This program gets down in the dirt to ask progressive people from around the world: 'How does your garden grow?' Permaculture may still be seen by many as the fodder of the fringe, but its designs are having profound results – stopping starvation, combating climate change, and creating more cohesive communities. Get ready for some reasoned realignment as we welcome co-editor of New Internationalist magazine David Ransom, and hear how growing your own veggies is a profoundly political act, challenging the heart of today’s consumer culture.
- Permaculturalist Pam Morgan shows us around the rooftops, corridors and workplaces of urban Cuba – places conscripted for growing fruits and vegetables to successfully stave of food shortages.
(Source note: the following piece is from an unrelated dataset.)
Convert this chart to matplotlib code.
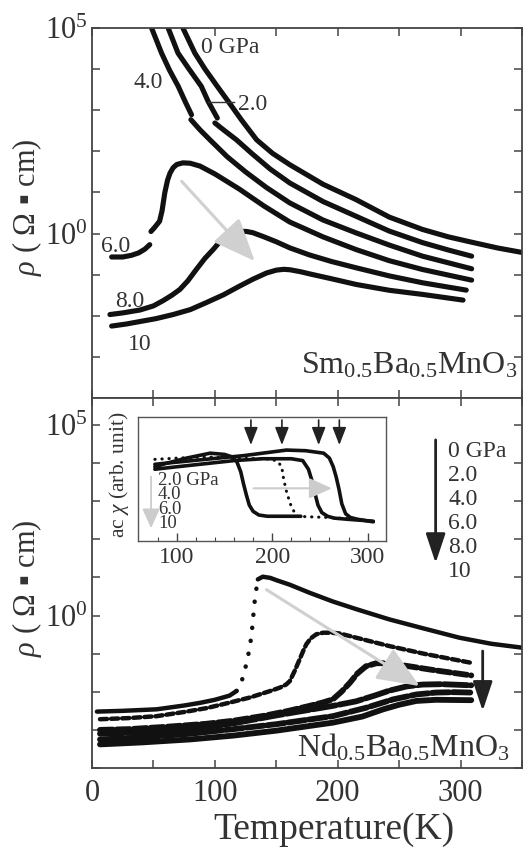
import numpy as np
import matplotlib
matplotlib.use('Agg')
import matplotlib.pyplot as plt
from matplotlib.lines import Line2D

plt.rcParams['font.family'] = ['Liberation Serif', 'DejaVu Serif']
plt.rcParams['mathtext.fontset'] = 'custom'
plt.rcParams['mathtext.rm'] = 'Liberation Serif'
plt.rcParams['mathtext.it'] = 'Liberation Serif:italic'
plt.rcParams['mathtext.default'] = 'regular'
plt.rcParams['text.color'] = '#333333'

# ---- Sm0.5Ba0.5MnO3 (log10 rho) ----
sm_T_0 = [74, 83.7, 92, 102, 111, 122, 134, 147, 161, 188, 215, 242, 269, 290, 309, 330, 352]
sm_r_0 = [5.0, 4.39, 4.0, 3.58, 3.21, 2.75, 2.28, 1.95, 1.675, 1.2, 0.825, 0.40, 0.10, -0.08, -0.21, -0.35, -0.47]

sm_T_2a = [62, 70, 79, 89, 94.6, 102]
sm_r_2a = [5.0, 4.39, 4.0, 3.58, 3.21, 2.81]
sm_T_2b = [100, 108, 117.6, 130, 145, 161, 188, 215, 242, 269, 290, 309]
sm_r_2b = [2.69, 2.5, 2.28, 1.95, 1.57, 1.23, 0.78, 0.42, 0.06, -0.22, -0.40, -0.55]

sm_T_4a = [48.5, 56.6, 63, 70.2, 76, 81]
sm_r_4a = [5.0, 4.39, 3.98, 3.58, 3.2, 2.89]
sm_T_4b = [80.5, 88, 96, 110, 125, 142, 161, 188, 215, 242, 269, 309]
sm_r_4b = [2.77, 2.52, 2.28, 1.87, 1.5, 1.12, 0.745, 0.33, 0.016, -0.28, -0.55, -0.857]

sm_T_6a = [16, 25, 32, 38, 43, 47]
sm_r_6a = [-0.57, -0.57, -0.53, -0.47, -0.38, -0.27]
sm_T_6b = [48, 51, 55, 57, 59.3, 61.5, 63.5, 66, 69, 74, 80, 88, 100, 120, 140, 161, 188, 215, 242, 269, 309]
sm_r_6b = [0.05, 0.15, 0.3, 0.55, 1.0, 1.3, 1.47, 1.6, 1.68, 1.72, 1.71, 1.64, 1.45, 1.08, 0.67, 0.28, -0.08, -0.39, -0.66, -0.874, -1.133]

sm_T_8 = [14.6, 25, 39, 50, 58, 65, 71.5, 78, 85, 92, 98.6, 104, 109.5, 115, 120, 126, 131, 140, 150, 161, 177, 195, 215, 242, 269, 304.6]
sm_r_8 = [-1.97, -1.93, -1.86, -1.76, -1.63, -1.5, -1.36, -1.15, -0.87, -0.6, -0.39, -0.2, -0.07, 0.02, 0.056, 0.05, 0.02, -0.08, -0.2, -0.348, -0.52, -0.68, -0.833, -1.03, -1.197, -1.376]

sm_T_10 = [16, 28, 39, 52, 66, 80, 93, 107, 120, 131, 142, 150, 156, 161, 170, 177, 195, 215, 242, 269, 302]
sm_r_10 = [-2.25, -2.2, -2.14, -2.07, -1.97, -1.85, -1.68, -1.49, -1.28, -1.11, -0.96, -0.89, -0.87, -0.88, -0.93, -0.98, -1.1, -1.238, -1.38, -1.48, -1.619]

# ---- Nd0.5Ba0.5MnO3 (log10 rho) ----
nd_T_0 = [4, 25, 52.6, 75, 88, 100, 112, 117.6, 121, 123, 125, 127, 129.8, 131, 132.5, 134, 135, 139,
          145, 150, 161, 177, 196, 215, 242, 269, 299, 325, 352]
nd_r_0 = [-2.52, -2.5, -2.46, -2.36, -2.29, -2.21, -2.1, -1.98, -1.8, -1.6, -1.35, -1.07, -0.54, -0.1, 0.4, 0.75, 0.95, 1.02,
          0.99, 0.93, 0.81, 0.6, 0.37, 0.17, -0.1, -0.33, -0.58, -0.74, -0.85]

nd_T_2 = [6.5, 30, 52.6, 75, 93, 110, 128.5, 145, 153, 158, 161, 165, 169, 172, 174.5, 178, 182.6, 188, 195, 201.6, 215, 242, 270, 308.7]
nd_r_2 = [-2.72, -2.69, -2.64, -2.53, -2.43, -2.3, -2.15, -1.98, -1.89, -1.81, -1.72, -1.45, -1.15, -0.92, -0.75, -0.6, -0.49, -0.45, -0.45, -0.47, -0.58, -0.8, -1.0, -1.24]

nd_T_4 = [6.5, 30, 60, 93, 115, 140, 160, 177, 188, 196, 203, 210, 216, 223, 231.5, 240, 256, 280, 308.7]
nd_r_4 = [-3.0, -2.98, -2.92, -2.84, -2.76, -2.63, -2.5, -2.37, -2.28, -2.2, -2.0, -1.76, -1.52, -1.33, -1.25, -1.25, -1.32, -1.44, -1.57]

nd_T_6 = [6.5, 40, 80, 115, 150, 196, 215, 230, 242, 256, 269, 285, 308.7]
nd_r_6 = [-3.1, -3.07, -2.98, -2.83, -2.62, -2.37, -2.25, -2.1, -1.97, -1.86, -1.81, -1.8, -1.83]

nd_T_8 = [6.5, 40, 80, 115, 150, 196, 223, 245, 264, 280, 295, 308.7]
nd_r_8 = [-3.25, -3.2, -3.1, -2.98, -2.85, -2.64, -2.42, -2.2, -2.07, -2.02, -2.01, -2.02]

nd_T_10 = [6.5, 40, 80, 115, 150, 196, 220, 237, 250, 264, 280, 308.7]
nd_r_10 = [-3.38, -3.33, -3.25, -3.15, -3.02, -2.81, -2.65, -2.46, -2.34, -2.24, -2.21, -2.22]

# ---- inset: ac chi (arb. unit) ----
chi_T_2 = [77, 90, 110, 130, 150, 170, 190, 215, 235, 254, 260, 264, 267, 270, 273, 277, 282, 290, 306]
chi_y_2 = [0.62, 0.63, 0.645, 0.66, 0.675, 0.69, 0.71, 0.735, 0.73, 0.71, 0.67, 0.6, 0.52, 0.42, 0.3, 0.22, 0.19, 0.175, 0.155]
chi_T_4 = [77, 100, 130, 160, 190, 220, 232, 238, 242, 245, 248, 252, 258, 265, 280, 306]
chi_y_4 = [0.58, 0.6, 0.625, 0.65, 0.665, 0.665, 0.65, 0.58, 0.48, 0.38, 0.29, 0.23, 0.2, 0.185, 0.175, 0.16]
chi_T_6 = [77, 100, 130, 160, 190, 200, 206, 210, 212, 215, 219, 222, 226, 240, 260, 280, 300]
chi_y_6 = [0.66, 0.67, 0.68, 0.67, 0.665, 0.66, 0.64, 0.6, 0.5, 0.4, 0.3, 0.25, 0.2, 0.195, 0.19, 0.18, 0.16]
chi_T_10 = [77, 90, 110, 135, 150, 158, 163, 167, 170, 173, 176, 180, 186, 195, 210, 230]
chi_y_10 = [0.6, 0.63, 0.67, 0.71, 0.7, 0.68, 0.64, 0.56, 0.46, 0.37, 0.29, 0.24, 0.21, 0.2, 0.2, 0.2]
chi_arrow_T = [177.7, 210.2, 248.7, 270.4]

W, H = 525, 850


def fx(x):
    return x / W


def fy(y):
    return 1 - y / H


def lg(v):
    return 10 ** np.array(v)


fig = plt.figure(figsize=(5.25, 8.5), dpi=100)
ax1 = fig.add_axes([fx(92), fy(398), 430 / W, 370 / H])
ax2 = fig.add_axes([fx(92), fy(768), 430 / W, 370 / H])

ink = '#111111'
for ax in (ax1, ax2):
    ax.set_yscale('log')
    ax.set_xlim(0, 350)
    ax.set_xticks(np.arange(0, 351, 50))
    ax.set_yticks(10.0 ** np.arange(-4, 6))
    ax.set_yticklabels(['' if e not in (0, 5) else '$10^{%d}$' % e for e in range(-4, 6)])
    ax.minorticks_off()
    ax.tick_params(direction='in', length=6, width=1.1, color='#444444',
                   top=True, right=True, labelsize=22, labelcolor='#333333')
    ax.tick_params(axis='y', pad=3)
    for s in ax.spines.values():
        s.set_color('#444444')
        s.set_linewidth(1.3)

ax1.set_ylim(1e-4, 1e5)
ax2.set_ylim(1e-4, 10 ** 5.71)
ax1.set_xticklabels([])
ax2.set_xticklabels(['0', '', '100', '', '200', '', '300', ''])
ax2.tick_params(axis='x', pad=8)

gray_arrow = dict(arrowstyle='-|>,head_length=1.2,head_width=0.5',
                  mutation_scale=22, color='#d0d0d0', lw=2.2, shrinkA=0, shrinkB=0)
black_arrow = dict(arrowstyle='-|>,head_length=1.2,head_width=0.4',
                   mutation_scale=15, color='#222222', lw=2.0, shrinkA=0, shrinkB=0)

# top panel curves
lw_top = 3.7
for T, r in [(sm_T_0, sm_r_0), (sm_T_2a, sm_r_2a), (sm_T_2b, sm_r_2b),
             (sm_T_4a, sm_r_4a), (sm_T_4b, sm_r_4b), (sm_T_6a, sm_r_6a),
             (sm_T_6b, sm_r_6b), (sm_T_8, sm_r_8), (sm_T_10, sm_r_10)]:
    ax1.plot(T, lg(r), color=ink, lw=lw_top, solid_capstyle='round')

ax1.annotate('', xy=(132.5, 10 ** -0.67), xytext=(73, 10 ** 1.27), arrowprops=gray_arrow)

fig.text(fx(201), fy(53), '0 GPa', fontsize=17, va='baseline')
fig.text(fx(133), fy(88), '4.0', fontsize=17, va='baseline')
fig.text(fx(238), fy(110), '2.0', fontsize=17, va='baseline')
fig.add_artist(Line2D([fx(208), fx(234)], [fy(101.7)] * 2, color='#333333', lw=1.0))
fig.text(fx(101), fy(252), '6.0', fontsize=17, va='baseline')
fig.text(fx(115), fy(307), '8.0', fontsize=17, va='baseline')
fig.text(fx(128), fy(350), '10', fontsize=17, va='baseline')
fig.text(fx(517), fy(373), 'Sm$_{0.5}$Ba$_{0.5}$MnO$_{3}$', fontsize=23, ha='right', va='baseline')

# bottom panel curves (dense measured points)
dots = dict(color=ink, lw=3.2, dash_capstyle='round', solid_capstyle='round')
band = dict(color=ink, lw=4.2, dash_capstyle='round', solid_capstyle='round')
T0 = np.array(nd_T_0)
r0 = np.array(nd_r_0)
steep = (T0 >= 117) & (T0 <= 136)
ax2.plot(T0[T0 <= 117.6], lg(r0[T0 <= 117.6]), **dots)
ax2.plot(T0[steep], lg(r0[steep]), ls=(0, (0.05, 2.9)), **dots)
ax2.plot(T0[T0 >= 135], lg(r0[T0 >= 135]), **dots)
ax2.plot(nd_T_2, lg(nd_r_2), ls=(0, (1.6, 0.9)), **dots)
ax2.plot(nd_T_4, lg(nd_r_4), ls=(0, (2.2, 0.7)), **band)
ax2.plot(nd_T_6, lg(nd_r_6), ls=(0, (4, 0.6)), **band)
ax2.plot(nd_T_8, lg(nd_r_8), ls=(0, (3, 0.6)), **band)
ax2.plot(nd_T_10, lg(nd_r_10), **band)

ax2.annotate('', xy=(266.7, 10 ** -1.85), xytext=(142, 10 ** 0.68), arrowprops=gray_arrow)
ax2.annotate('', xy=(318, 10 ** -2.5), xytext=(318, 10 ** -0.93), arrowprops=black_arrow)
ax2.annotate('', xy=(279.7, 10 ** 1.38), xytext=(279.7, 10 ** 4.61), arrowprops=black_arrow)
# multi-line text: baseline refers to the last line
fig.text(fx(448), fy(576.7), '0 GPa\n2.0\n4.0\n6.0\n8.0\n10', fontsize=17, va='baseline',
         linespacing=1.19)
fig.text(fx(510), fy(756.7), 'Nd$_{0.5}$Ba$_{0.5}$MnO$_{3}$', fontsize=23, ha='right', va='baseline')

ylab = '$\\mathit{\\rho}$ ( Ω ▪ cm)'
fig.text(fx(27), fy(207), ylab, fontsize=22, rotation=90, ha='center', va='center')
fig.text(fx(27), fy(588), ylab, fontsize=22, rotation=90, ha='center', va='center')
fig.text(fx(334), fy(830), 'Temperature(K)', fontsize=27, ha='center', va='center')

# inset
ins = fig.add_axes([fx(137.7), fy(541), 248 / W, 123.7 / H])
ins.set_xlim(59, 319)
ins.set_ylim(0, 1)
ins.set_xticks([100, 200, 300])
ins.set_xticks(np.arange(80, 320, 20), minor=True)
ins.set_yticks([])
ins.tick_params(axis='x', which='major', direction='in', length=6, width=1, color='#444444',
                labelsize=17, pad=4, labelcolor='#333333')
ins.tick_params(axis='x', which='minor', direction='in', length=3, width=0.8, color='#444444')
for s in ins.spines.values():
    s.set_color('#555555')
    s.set_linewidth(1.0)

ins_line = dict(color=ink, lw=2.6, solid_capstyle='round')
ins.plot(chi_T_2, chi_y_2, **ins_line)
ins.plot(chi_T_4, chi_y_4, **ins_line)
ins.plot(chi_T_10, chi_y_10, **ins_line)
ins.plot(chi_T_6, chi_y_6, ls=(0, (0.1, 2.2)), color=ink, lw=2.2, dash_capstyle='round')

for t in chi_arrow_T:
    ins.annotate('', xy=(t, 0.776), xytext=(t, 0.978),
                 arrowprops=dict(arrowstyle='-|>,head_length=0.9,head_width=0.35',
                                 mutation_scale=12, color='#222222', lw=1.2,
                                 shrinkA=0, shrinkB=0))
ins.annotate('', xy=(262.6, 0.426), xytext=(180.4, 0.426),
             arrowprops=dict(arrowstyle='-|>,head_length=1.0,head_width=0.45',
                             mutation_scale=14, color='#cccccc', lw=1.5,
                             shrinkA=0, shrinkB=0))
ins.annotate('', xy=(73, 0.103), xytext=(73, 0.52),
             arrowprops=dict(arrowstyle='-|>,head_length=1.0,head_width=0.45',
                             mutation_scale=12, color='#cccccc', lw=1.3,
                             shrinkA=0, shrinkB=0))
fig.text(fx(158), fy(528.3), '2.0 GPa\n4.0\n6.0\n10', fontsize=13.5, va='baseline',
         linespacing=0.8)
fig.text(fx(119), fy(475), 'ac $\\mathit{\\chi}$ (arb. unit)', fontsize=15.5, rotation=90,
         ha='center', va='center')

fig.savefig('out.png', dpi=100, facecolor='white')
- Chris Evans tells us about how young people are putting down their guns to make Edible Earth in Nepal. (Chris is the Country Representative for Appropriate Technology Asia (ATA) Nepal, and advisor of Himalayan Permaculture Group).
- Jonathan Dawson, President of Global Ecovillages, explains how permaculture principles are outperforming carbon offsets in bringing down greenhouse gas emissions.
- And while we’re talking about more creative consuming, author Sharon Beder adds her thoughts about compulsive market disorders.
This week’s album is an old favourite: Rene Lacaille and Bob Brozman’s fabulous CD DigDig, where the pulse of the Pacific melts into the arms of Bluegrass and Latin.